No 1st-round pick. When the Pelicans pulled off their quasi-panic-trade for Mirotic, they sacrificed a first-round pick - a hefty price for a player the Bulls practically had to get rid of. The deal was still a relative success for New Orleans: Mirotic fit well and produced decently, and the Pelicans' strong end to the season means Chicago's only getting a No. 22 pick. But it's still a loss for a cap-strapped team that's not particularly deep and could definitely use a young player on a rookie contract.

The Questions

What to do about DeMarcus? The Pelicans essentially have no way of adding another All-NBA-caliber player to go with Davis and Co. besides re-signing Cousins, an unrestricted free agent in the offseason. But after an Achilles injury that's hampered the careers of so many before him, is Cousins still that type of player? If he is, is another big man the best avenue to success for the Pelicans, who already have arguably the league's best big but precious little production on the wing? And can DeMarcus, who has yet to taste the postseason, elevate the now playoff-tested Pelicans to championship contenders? The Pels almost certainly have to choose from several less-than-ideal options this offseason - it may just be a question of which move does the least long-term damage.

Is Rondo a long-term piece? Though Rondo was obviously a feel-good story for the Pelicans, they still rated slightly better on both sides of the ball with him off the court. Already well into his 30s, he's a free agent this summer. New Orleans might decide to tempt fate by re-signing the mercurial point guard - but is he too integral to the Pelicans' new identity for them to cut bait? He's developed into a beloved teammate and something of a fan favorite, and the team can't spend much on a replacement, so saying goodbye might not be so easy.

Who starts on the wings next year? An underrated positive from the Pelicans' season was E'Twaun Moore, who averaged about 13 points a game on 59 percent true shooting while playing solid defense - exactly the kind of wing the Pels need around Holiday and Davis. But that's one season in a journeyman's career for Moore, and the rest of the team's wing rotation didn't add a ton: Hill was injured, Allen got traded to Chicago, Ian Clark was inconsistent, and Darius Miller was a good floor-spacer but a defensive minus. New Orleans is unlikely to add much via free agency, and needs to sort out a wing rotation from this mess somehow - which will become a particular challenge if the team lets Rondo walk, forcing Holiday back to the point.

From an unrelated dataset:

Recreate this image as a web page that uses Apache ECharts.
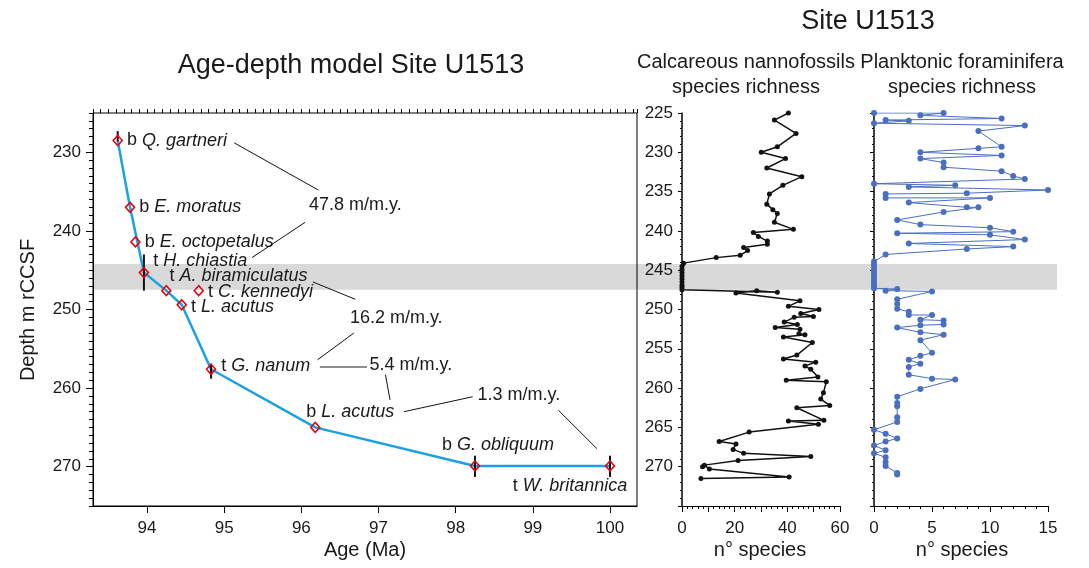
<!DOCTYPE html>
<html><head><meta charset="utf-8">
<script src="https://cdn.jsdelivr.net/npm/echarts@6/dist/echarts.min.js"></script>
<style>html,body{margin:0;padding:0;background:#fff}#c{width:1089px;height:568px}</style>
</head><body><div id="c"></div>
<script>
// ---------- Age-depth model ----------
const eventPrefix = ['b','b','b','t','t','t','t','t','b','b','t'];
const eventTaxon = ['Q. gartneri','E. moratus','E. octopetalus','H. chiastia','A. biramiculatus','C. kennedyi','L. acutus','G. nanum','L. acutus','G. obliquum','W. britannica'];
const eventAge = [93.62,93.78,93.85,93.96,94.25,94.67,94.45,94.83,96.18,98.25,100.0];
const eventDepth = [228.5,237.0,241.4,245.3,247.6,247.6,249.4,257.6,265.0,269.9,269.9];
const modelPath = [0,1,3,4,6,7,8,9,10];

const errAge = [93.62,93.96,94.83,98.25,100.0];
const errTop = [227.3,243.0,256.9,268.6,268.6];
const errBottom = [228.6,247.6,258.8,271.3,271.3];

const rateText = ['47.8 m/m.y.','16.2 m/m.y.','5.4 m/m.y.','1.3 m/m.y.'];
const rateAge = [96.70,97.23,97.42,98.82];
const rateDepth = [236.7,251.1,257.1,260.9];

const leaderAge1 = [95.13,96.05,96.15,96.68,96.24,97.09,97.33,99.33];
const leaderDepth1 = [228.8,238.9,246.5,253.0,257.25,258.3,263.0,262.8];
const leaderAge2 = [96.22,95.36,96.70,96.21,96.85,97.15,98.22,99.83];
const leaderDepth2 = [234.8,243.4,248.7,256.4,257.25,261.5,261.1,267.7];

const gapDepth = [244.2,247.5];

// ---------- Species richness ----------
const nannoDepth = [225.0,225.9,227.6,229.3,230.0,230.8,232.0,233.1,234.2,235.3,236.6,237.3,237.8,238.9,239.8,240.2,240.7,241.3,241.7,242.1,242.5,243.1,243.4,244.1,244.5,244.9,245.3,245.7,246.1,246.5,246.9,247.2,247.5,247.8,247.6,247.9,248.9,249.6,250.0,250.5,250.9,251.0,251.6,251.9,252.3,252.5,253.1,253.2,253.5,254.2,255.8,256.3,256.7,257.2,257.6,258.6,259.0,259.2,260.6,261.4,262.2,262.5,264.1,264.2,264.6,265.6,266.8,267.1,267.8,268.3,268.7,269.2,269.8,270.0,270.3,271.3,271.5];
const nannoCount = [40.4,35.1,43.3,36.2,30.1,39.3,32.2,45.5,38.3,33.2,32.2,34.5,36.2,35.1,42.3,27.1,29.0,32.4,32.4,23.4,24.9,22.1,13.0,0.6,0,0,0,0,0,0,0,0,0,36.2,28.4,20.5,44.8,40.4,52.0,45.1,49.9,42.6,38.8,43.8,35.4,44.8,44.4,46.7,38.5,49.5,43.6,38.5,50.8,46.7,48.9,51.6,39.6,54.8,53.7,52.7,56.1,43.6,53.9,40.4,51.8,25.5,14.1,20.5,19.4,23.4,48.9,21.3,8.5,7.8,10.4,40.7,7.2];

const foramDepth = [225.0,225.0,225.3,225.7,225.9,226.0,226.3,226.6,227.3,229.3,229.5,230.0,230.4,230.8,231.3,231.9,232.4,233.0,233.4,234.0,234.2,234.4,234.8,235.2,235.3,235.8,235.8,236.4,237.0,237.0,237.6,238.6,239.2,239.6,240.1,240.3,240.5,241.1,241.6,242.0,242.3,243.0,243.9,244.3,244.7,245.1,245.5,245.9,246.3,246.7,247.0,247.3,247.4,247.6,247.7,248.7,249.3,249.9,250.3,250.7,250.7,251.3,251.4,251.9,252.0,252.3,252.9,253.2,253.9,255.5,255.9,256.4,256.9,257.3,258.3,258.8,258.9,260.1,261.1,261.9,262.3,263.7,264.3,265.3,265.8,266.4,266.8,267.3,267.9,268.3,268.8,269.4,269.9,270.8,271.0];
const foramCount = [0,6,4,11,1,3,0,13,9,11,9,4,11,4,6,6,11,12,13,0,7,3,15,8,1,1,10,3,8,9,6,2,4,10,12,2,10,13,3,12,8,1,0,0,0,0,0,0,0,0,0,0,2,1,5,2,2,2,3,3,5,4,6,6,4,2,4,6,4,5,4,3,4,3,3,5,7,4,2,2,2,2,2,0,1,2,1,0,1,0,1,1,1,2,2];

// ---------- styles ----------
const FONT = '"Liberation Sans", Arial, Helvetica, sans-serif';
const INK = '#1a1a1a';
const eventLabelLayout = [
  {position:'right', distance:4, offset:[0,0]},
  {position:'right', distance:4, offset:[0,0]},
  {position:'right', distance:4, offset:[0,0]},
  {position:'right', distance:4, offset:[0,-12]},
  {position:'right', distance:4, offset:[-6,-15]},
  {position:'right', distance:4, offset:[0,1]},
  {position:'right', distance:4, offset:[0,2]},
  {position:'right', distance:5, offset:[0,-3]},
  {position:'top', distance:5, offset:[35,4]},
  {position:'top', distance:5, offset:[23,-1]},
  {position:'bottom', distance:5, offset:[-40,0]}
];

const chart = echarts.init(document.getElementById('c'), null, {renderer:'canvas'});
const G = {top:113, height:393};
const tickFont = {fontFamily:FONT, fontSize:17, color:INK};

const eventData = eventAge.map((a,i)=>({
  value:[a, eventDepth[i]],
  label:Object.assign({show:true, formatter:'{n|'+eventPrefix[i]+' }{i|'+eventTaxon[i]+'}'}, eventLabelLayout[i])
}));

const option = {
  animation:false,
  backgroundColor:'#fff',
  grid:[
    {left:93, top:G.top, width:544, height:G.height, show:true, borderColor:'#000', borderWidth:1, backgroundColor:'transparent'},
    {left:682, top:G.top, width:158, height:G.height},
    {left:874, top:G.top, width:174, height:G.height}
  ],
  xAxis:[
    {type:'value', gridIndex:0, min:93.3, max:100.35, splitNumber:7, splitLine:{show:false},
     axisLine:{lineStyle:{color:'#000', width:1}}, axisTick:{length:7, lineStyle:{color:'#000'}},
     axisLabel:Object.assign({margin:14, showMinLabel:false, showMaxLabel:false, formatter:v=>Math.abs(v-Math.round(v))<1e-6?String(Math.round(v)):''}, tickFont)},
    {type:'value', gridIndex:0, min:93.3, max:100.35, interval:0.1, splitLine:{show:false},
     axisLine:{show:false}, axisTick:{length:4, lineStyle:{color:'#000'}}, axisLabel:{show:false}},
    {type:'value', gridIndex:1, min:0, max:60, interval:10, splitLine:{show:false},
     axisLine:{lineStyle:{color:'#000'}}, axisTick:{length:6, lineStyle:{color:'#000'}},
     minorTick:{show:true, splitNumber:5, length:3, lineStyle:{color:'#000'}},
     axisLabel:Object.assign({margin:14, formatter:v=>v%20===0?String(v):''}, tickFont)},
    {type:'value', gridIndex:2, min:0, max:15, interval:5, splitLine:{show:false},
     axisLine:{lineStyle:{color:'#000'}}, axisTick:{length:6, lineStyle:{color:'#000'}},
     minorTick:{show:true, splitNumber:5, length:3, lineStyle:{color:'#000'}},
     axisLabel:Object.assign({margin:14}, tickFont)}
  ],
  yAxis:[
    {type:'value', gridIndex:0, inverse:true, min:225, max:275, splitNumber:5, splitLine:{show:false},
     axisLine:{lineStyle:{color:'#000'}}, axisTick:{length:7, lineStyle:{color:'#000'}},
     axisLabel:Object.assign({margin:12, showMinLabel:false, showMaxLabel:false, formatter:v=>v%10===0?String(v):''}, tickFont)},
    {type:'value', gridIndex:0, inverse:true, min:225, max:275, interval:1, position:'left', splitLine:{show:false},
     axisLine:{show:false}, axisTick:{length:4, lineStyle:{color:'#000'}}, axisLabel:{show:false}},
    {type:'value', gridIndex:1, inverse:true, min:225, max:275, interval:5, splitLine:{show:false},
     axisLine:{lineStyle:{color:'#000', width:1.5}}, axisTick:{length:4, lineStyle:{color:'#000'}},
     minorTick:{show:true, splitNumber:5, length:2, lineStyle:{color:'#000'}},
     axisLabel:Object.assign({margin:9, showMaxLabel:false, formatter:v=>v<275?String(v):''}, tickFont)},
    {type:'value', gridIndex:2, inverse:true, min:225, max:275, interval:5, splitLine:{show:false},
     axisLine:{lineStyle:{color:'#000', width:1.5}}, axisTick:{length:4, lineStyle:{color:'#000'}},
     minorTick:{show:true, splitNumber:5, length:2, lineStyle:{color:'#000'}},
     axisLabel:{show:false}}
  ],
  series:[
    {type:'line', xAxisIndex:0, yAxisIndex:0, z:2, symbol:'none',
     data:modelPath.map(i=>[eventAge[i], eventDepth[i]]),
     lineStyle:{color:'#1ba1e2', width:2.5},
     markLine:{silent:true, symbol:['none','none'], label:{show:false},
       data:leaderAge1.map((a,i)=>[
         {coord:[a, leaderDepth1[i]], lineStyle:{color:i===4?'#666':'#111', width:i===4?1.5:1, type:'solid'}},
         {coord:[leaderAge2[i], leaderDepth2[i]]}
       ])}
    },
    {type:'custom', xAxisIndex:0, yAxisIndex:0, z:3,
     data:errAge.map((a,i)=>[a, errTop[i], errBottom[i]]),
     encode:{x:0, y:[1,2]},
     renderItem:(params, api)=>{
       const p1 = api.coord([api.value(0), api.value(1)]);
       const p2 = api.coord([api.value(0), api.value(2)]);
       return {type:'line', shape:{x1:p1[0], y1:p1[1], x2:p2[0], y2:p2[1]}, style:{stroke:'#111', lineWidth:2}};
     }},
    {type:'scatter', xAxisIndex:0, yAxisIndex:0, z:4, symbol:'diamond', symbolSize:[9,10],
     itemStyle:{color:'rgba(255,255,255,0)', borderColor:'#e30613', borderWidth:1.6, opacity:1},
     label:{color:INK, opacity:1, fontFamily:FONT, fontSize:18,
       rich:{n:{fontFamily:FONT, fontSize:18, color:INK}, i:{fontFamily:FONT, fontSize:18, fontStyle:'italic', color:INK}}},
     data:eventData},
    {type:'scatter', xAxisIndex:0, yAxisIndex:0, z:4, symbolSize:0, silent:true,
     itemStyle:{opacity:1},
     data:rateAge.map((a,i)=>({value:[a, rateDepth[i]], label:{show:true, position:'inside', formatter:rateText[i]}})),
     label:{color:INK, opacity:1, fontFamily:FONT, fontSize:18}},
    {type:'line', xAxisIndex:2, yAxisIndex:2, z:3, symbol:'circle', symbolSize:5,
     data:nannoCount.map((v,i)=>[v, nannoDepth[i]]),
     lineStyle:{color:'#111', width:1.5}, itemStyle:{color:'#111'}},
    {type:'line', xAxisIndex:3, yAxisIndex:3, z:3, symbol:'circle', symbolSize:6,
     data:foramCount.map((v,i)=>[v, foramDepth[i]]),
     lineStyle:{color:'#4a6fbf', width:1}, itemStyle:{color:'#4a6fbf'}}
  ]
};
chart.setOption(option);

const yTop = chart.convertToPixel({yAxisIndex:0}, gapDepth[0]);
const yBot = chart.convertToPixel({yAxisIndex:0}, gapDepth[1]);
const txt = (x, y, text, size, extra) => Object.assign({type:'text', x, y, silent:true,
  style:{text, fill:INK, font:size+'px '+FONT, align:'center', verticalAlign:'middle'}}, extra||{});
chart.setOption({graphic:[
  {type:'rect', z:-10, silent:true, shape:{x:93, y:yTop, width:1057-93, height:yBot-yTop}, style:{fill:'#d9d9d9'}},
  txt(351, 66, 'Age-depth model Site U1513', 27),
  txt(868, 22, 'Site U1513', 27),
  txt(746, 62, 'Calcareous nannofossils', 20),
  txt(746, 87, 'species richness', 20),
  txt(962, 62, 'Planktonic foraminifera', 20),
  txt(962, 87, 'species richness', 20),
  txt(28, 310, 'Depth m rCCSF', 20, {rotation:Math.PI/2}),
  txt(365, 550, 'Age (Ma)', 20),
  txt(760, 550, 'n° species', 20),
  txt(962, 550, 'n° species', 20)
]});
</script>
</body></html>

Can a team built around Holiday and Davis - and possibly Cousins - stay healthy enough to compete? Another problem with re-signing post-injury Cousins as the final prong of the Pelicans' Big Three is that the other two are hardly sure things. Holiday and Davis missed a combined 186 games in their first four seasons as teammates before finally playing 154 of 162 this season. Building a team around this trio - particularly a team without a ton of depth around or behind them - would be something of a house of cards. Going an entire season without one of those cards getting pulled would be something of a miracle.

If those three are healthy, is that team good enough to contend? Holiday and Davis finished the season as top 20 players, and Cousins has been that caliber of player for most of his career, so a lineup built around them would seem to be something pretty special. But with the Warriors established as a superteam from now until essentially forever, and the Rockets now joining them in the Western Conference stratosphere, "pretty special" might not be enough to put a team into the championship picture. For New Orleans, a city without a ton of established NBA tradition, a half-decade of second-round exits might be good enough - but will Davis, who has a player option for 2020-21, want to stick around? The clock is always ticking for the Pelicans, and every decision between now and then is a potentially pivotal one.